COLLECTED DATA
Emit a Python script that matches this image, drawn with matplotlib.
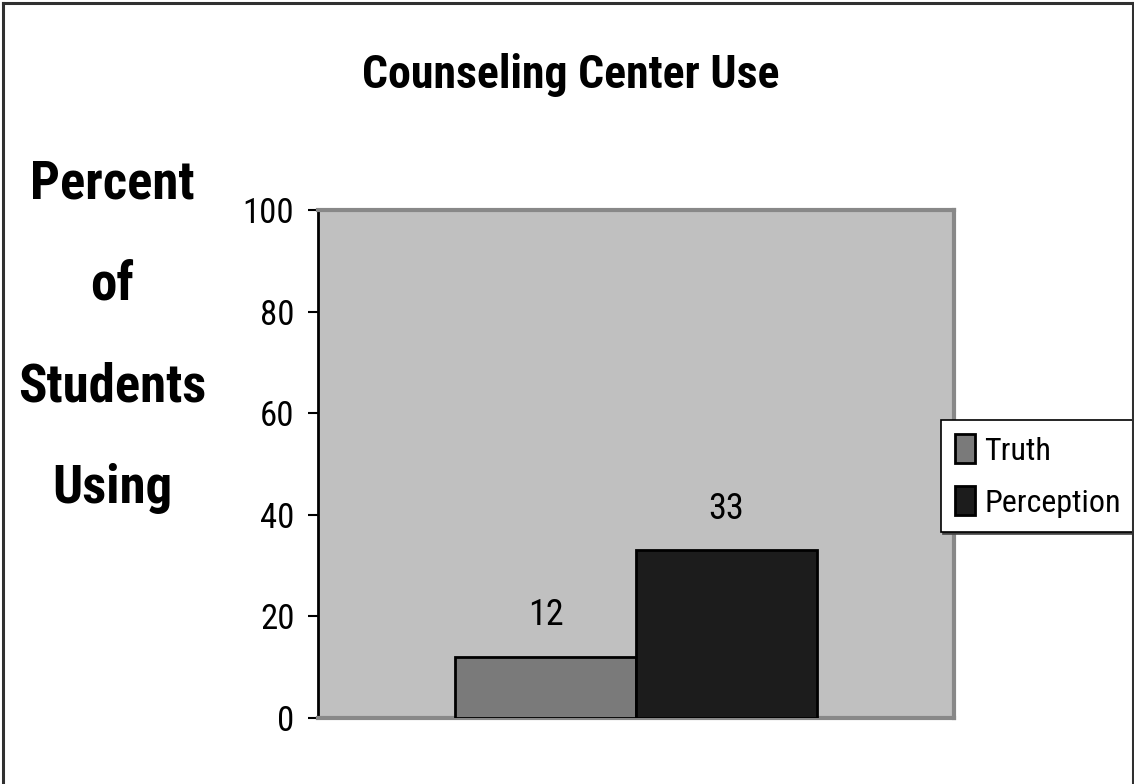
import matplotlib
matplotlib.use("Agg")
import matplotlib.pyplot as plt

# Data
series_names = ["Truth", "Perception"]
series_values = [12, 33]
series_colors = ["#7a7a7a", "#1c1c1c"]
y_ticks = [0, 20, 40, 60, 80, 100]
title = "Counseling Center Use"
y_label_lines = ["Percent", "of", "Students", "Using"]

plt.rcParams["font.family"] = ["Roboto Condensed", "DejaVu Sans"]

W, H = 1134, 784
fig = plt.figure(figsize=(W / 100, H / 100), dpi=100)

# outer frame (left, top, right)
frame_kw = dict(color="#303030", lw=2.2)
fig.add_artist(plt.Line2D([2.5 / W, 2.5 / W], [0, 1 - 2.5 / H], **frame_kw))
fig.add_artist(plt.Line2D([2.5 / W, 1 - 1.5 / W], [1 - 2.5 / H, 1 - 2.5 / H], **frame_kw))
fig.add_artist(plt.Line2D([1 - 1.5 / W, 1 - 1.5 / W], [0, 1 - 2.5 / H], **frame_kw))

left, right, top, bottom = 318, 954, 210, 718
ax = fig.add_axes([left / W, 1 - bottom / H, (right - left) / W, (bottom - top) / H])
ax.set_facecolor("#c0c0c0")

bar_w = 181 / (right - left)
centers = [0.5 - bar_w / 2, 0.5 + bar_w / 2]
for x, v, c, name in zip(centers, series_values, series_colors, series_names):
    ax.bar(x, v, width=bar_w, color=c, edgecolor="black", linewidth=2, label=name, zorder=3)
    ax.annotate(str(v), (x, v), xytext=(0, 30), textcoords="offset points",
                ha="center", va="center", fontsize=26, zorder=4)

ax.set_xlim(0, 1)
ax.set_ylim(0, 100)
ax.set_yticks(y_ticks)
ax.set_yticklabels([str(t) for t in y_ticks], fontsize=25)
ax.set_xticks([])
ax.tick_params(axis="y", direction="out", length=7, width=1.5, pad=10, color="black")
for s in ["top", "right", "bottom"]:
    ax.spines[s].set_color("#888888")
    ax.spines[s].set_linewidth(3)
ax.spines["left"].set_color("black")
ax.spines["left"].set_linewidth(2)

fig.text(571 / W, 1 - 75 / H, title, ha="center", va="center", fontsize=33, fontweight="bold")

for i, line in enumerate(y_label_lines):
    fig.text(112 / W, 1 - (184 + i * 101.5) / H, line, ha="center", va="center",
             fontsize=38, fontweight="bold")

leg = ax.legend(loc="center left", bbox_to_anchor=(941 / W, 1 - 476 / H),
                bbox_transform=fig.transFigure, fontsize=23, frameon=True,
                fancybox=False, shadow={"ox": 1.5, "oy": -1.5, "color": "#444444", "alpha": 1},
                handlelength=0.6, handleheight=1.0,
                handletextpad=0.3, borderpad=0.45, labelspacing=0.65, borderaxespad=0)
frame = leg.get_frame()
frame.set_edgecolor("black")
frame.set_linewidth(1.2)
frame.set_facecolor("white")

fig.savefig("out.png", dpi=100, facecolor="white")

WHAT IS REQUIRED
Produce an exact copy of each line of data, skipping embedded images.

OUTPUT
Emit a Python script that matches this image, drawn with matplotlib.
import matplotlib
matplotlib.use("Agg")
import matplotlib.pyplot as plt

# Data
series_names = ["Truth", "Perception"]
series_values = [12, 33]
series_colors = ["#7a7a7a", "#1c1c1c"]
y_ticks = [0, 20, 40, 60, 80, 100]
title = "Counseling Center Use"
y_label_lines = ["Percent", "of", "Students", "Using"]

plt.rcParams["font.family"] = ["Roboto Condensed", "DejaVu Sans"]

W, H = 1134, 784
fig = plt.figure(figsize=(W / 100, H / 100), dpi=100)

# outer frame (left, top, right)
frame_kw = dict(color="#303030", lw=2.2)
fig.add_artist(plt.Line2D([2.5 / W, 2.5 / W], [0, 1 - 2.5 / H], **frame_kw))
fig.add_artist(plt.Line2D([2.5 / W, 1 - 1.5 / W], [1 - 2.5 / H, 1 - 2.5 / H], **frame_kw))
fig.add_artist(plt.Line2D([1 - 1.5 / W, 1 - 1.5 / W], [0, 1 - 2.5 / H], **frame_kw))

left, right, top, bottom = 318, 954, 210, 718
ax = fig.add_axes([left / W, 1 - bottom / H, (right - left) / W, (bottom - top) / H])
ax.set_facecolor("#c0c0c0")

bar_w = 181 / (right - left)
centers = [0.5 - bar_w / 2, 0.5 + bar_w / 2]
for x, v, c, name in zip(centers, series_values, series_colors, series_names):
    ax.bar(x, v, width=bar_w, color=c, edgecolor="black", linewidth=2, label=name, zorder=3)
    ax.annotate(str(v), (x, v), xytext=(0, 30), textcoords="offset points",
                ha="center", va="center", fontsize=26, zorder=4)

ax.set_xlim(0, 1)
ax.set_ylim(0, 100)
ax.set_yticks(y_ticks)
ax.set_yticklabels([str(t) for t in y_ticks], fontsize=25)
ax.set_xticks([])
ax.tick_params(axis="y", direction="out", length=7, width=1.5, pad=10, color="black")
for s in ["top", "right", "bottom"]:
    ax.spines[s].set_color("#888888")
    ax.spines[s].set_linewidth(3)
ax.spines["left"].set_color("black")
ax.spines["left"].set_linewidth(2)

fig.text(571 / W, 1 - 75 / H, title, ha="center", va="center", fontsize=33, fontweight="bold")

for i, line in enumerate(y_label_lines):
    fig.text(112 / W, 1 - (184 + i * 101.5) / H, line, ha="center", va="center",
             fontsize=38, fontweight="bold")

leg = ax.legend(loc="center left", bbox_to_anchor=(941 / W, 1 - 476 / H),
                bbox_transform=fig.transFigure, fontsize=23, frameon=True,
                fancybox=False, shadow={"ox": 1.5, "oy": -1.5, "color": "#444444", "alpha": 1},
                handlelength=0.6, handleheight=1.0,
                handletextpad=0.3, borderpad=0.45, labelspacing=0.65, borderaxespad=0)
frame = leg.get_frame()
frame.set_edgecolor("black")
frame.set_linewidth(1.2)
frame.set_facecolor("white")

fig.savefig("out.png", dpi=100, facecolor="white")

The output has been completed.